The story follows three career criminals who have served time and, now free, never want to go back to the joint. If it comes down to it, the leader of the trio says that, given the choice between being arrested with two strikes on each of their records and death, it's best to go out and to do it "samurai style." The phrase evokes sentiments of honor and romanticism, which is something their lives and careers lack at the moment.

Director Paul Schrader's movie opens with acts of brutality and cruelty that are never matched in those terms. The character who performs them is called Mad Dog (Willem Dafoe), because, indeed, he is akin to one. He spends the rest of the movie desperately trying to avoid violence and, later, to atone for this particular double murder of a girlfriend (by slashes from his "special blade," used to gut fish) and her daughter (by a single gunshot while she's hiding under her bedcovers and pleading for mercy).

Does he mean it? It's unlikely, given that Dog, as his associates call him, confesses to wanting to be a better man while trying to dispose of the body of another of his victims. Come to think of it, that killing might "top" the opening ones, if only because there's no head on the corpse after he's done his work.

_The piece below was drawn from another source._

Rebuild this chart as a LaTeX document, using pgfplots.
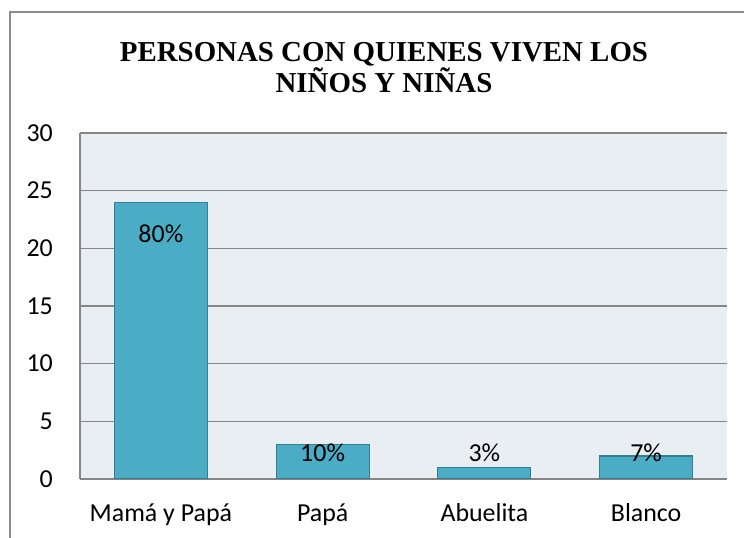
\documentclass[border=0pt]{standalone}
\usepackage{pgfplots}
\pgfplotsset{compat=1.18}
\usepackage{fontspec}
\setmainfont{Carlito}
\newfontfamily\titlefont{Liberation Serif}
\definecolor{barfill}{HTML}{4BACC6}
\definecolor{baredge}{HTML}{357D91}
\definecolor{plotbg}{HTML}{E8EEF2}
\definecolor{gridc}{HTML}{868686}
\definecolor{framec}{HTML}{8C8C8C}

\begin{document}
\begin{tikzpicture}[x=1bp,y=1bp]
\useasboundingbox (0,0) rectangle (744,538);
\fill[plotbg] (80,59) rectangle (727,405);
\draw[framec,line width=1.2bp] (10,0) -- (10,526) -- (744,526);
\node[font=\titlefont\bfseries\fontsize{29}{33}\selectfont,anchor=base,inner sep=0pt]
  at (384,476) {PERSONAS CON QUIENES VIVEN LOS};
\node[font=\titlefont\bfseries\fontsize{29}{33}\selectfont,anchor=base,inner sep=0pt]
  at (384,445) {NIÑOS Y NIÑAS};
\begin{axis}[at={(80bp,59bp)},anchor=south west,scale only axis,
  width=647bp,height=346bp,
  xmin=-0.5,xmax=3.5,ymin=0,ymax=30,
  ytick={0,5,10,15,20,25,30},
  xtick={0,1,2,3},
  xticklabels={Mamá y Papá,Papá,Abuelita,Blanco},
  axis x line=bottom,axis y line=left,
  axis line style={-,gridc,line width=1.6bp},
  ymajorgrids,grid style={gridc,line width=1.4bp},
  xtick style={draw=none},
  ytick style={draw=none},
  major tick length=0pt,
  /pgf/number format/assume math mode=true,
  tick label style={font=\fontsize{26}{31}\selectfont,inner sep=0pt},
  yticklabel style={anchor=east,xshift=-27bp},
  xticklabel style={anchor=base,yshift=-43bp},
  clip=true]
\addplot[ybar,bar width=93bp,fill=barfill,draw=baredge,line width=1.2bp]
  coordinates {(0,24) (1,3) (2,1) (3,2)};
\addplot[draw=none,mark=none,nodes near coords,point meta=explicit symbolic,
  nodes near coords align=center,
  every node near coord/.append style={font=\fontsize{26}{31}\selectfont,inner sep=0pt}]
  coordinates {(0,21.3)[80\%] (1,2.3)[10\%] (2,2.3)[3\%] (3,2.3)[7\%]};
\end{axis}
\end{tikzpicture}
\end{document}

There's something romantic about the concept of the remorseful criminal, though, whether we're willing to admit it or not. Dog wants the ego boost of putting on a show of trying to be a better man. Troy (Nicolas Cage), the leader of the gang, is convinced that he looks a bit like Humphrey Bogart, and in a late scene that is either a dream or a delusion, he even starts to sound—in a quite put-upon way—like Bogie. If there's anything more superficially and self-reflectively romantic for a movie to summon than the Golden Age of Hollywood, a filmmaker has yet to invent it.

The third man is Diesel (Christopher Matthew Cook), a bulky guy who met the other two in prison. His idea of a happy ending is one in which the three pull off one last, big job so he can escape to Hawaii to live out the rest of his days. It's not redemption or becoming the epitome of cool, but it sure sounds pretty romantic. The question surrounding Diesel is how far the character is willing to go to hold on to the hope of that escape.

Those are their goals—from the esoteric to the specific. The plan, suggested by the crime boss El Grecco (played by Schrader), is to kidnap the baby of a rival. Each of the three men will receive a quarter of a million dollars if they succeed, although the odds of success are pretty low.

The attempt is a disaster and, as we later learn, completely counterproductive (There are two killings here, which Schrader portrays as a way to reflect the perpetrators' attitudes about themselves—one quite gory and the other off-screen, almost as a way to preserve that character's relative "innocence"). The kidnapping also doesn't matter much in the bigger picture of the screenplay by Matthew Wilder (adapting Edward Bunker's novel).

It's a character piece, although it's a study of three characters who are so deluded about themselves and their criminality that it really only reinforces their delusions. Dafoe's performance is fascinating in the way he almost makes Dog sympathetic, if only because we can sense that the character cannot stop, even if he wanted to do so. The performance seems to be channeling an alternate, heightened version of this material, until a climax that goes overboard with stylistic trickery and Cage's Bogart impression catch up—too late and to little effect—with what Dafoe is doing.

What does one take from Dog Eat Dog, though? It captures the all-or-nothing mentality of these characters, but it's the only note the movie plays in between its violent outbursts. It doesn't attempt to reach any deeper into their lives or find any genuine sympathy for their predicament, because it also recognizes how destructive and pointless any attempt to continue or escape this lifestyle will be. It's an intriguing notion, but instead, Schrader approaches it like exploitative schlock.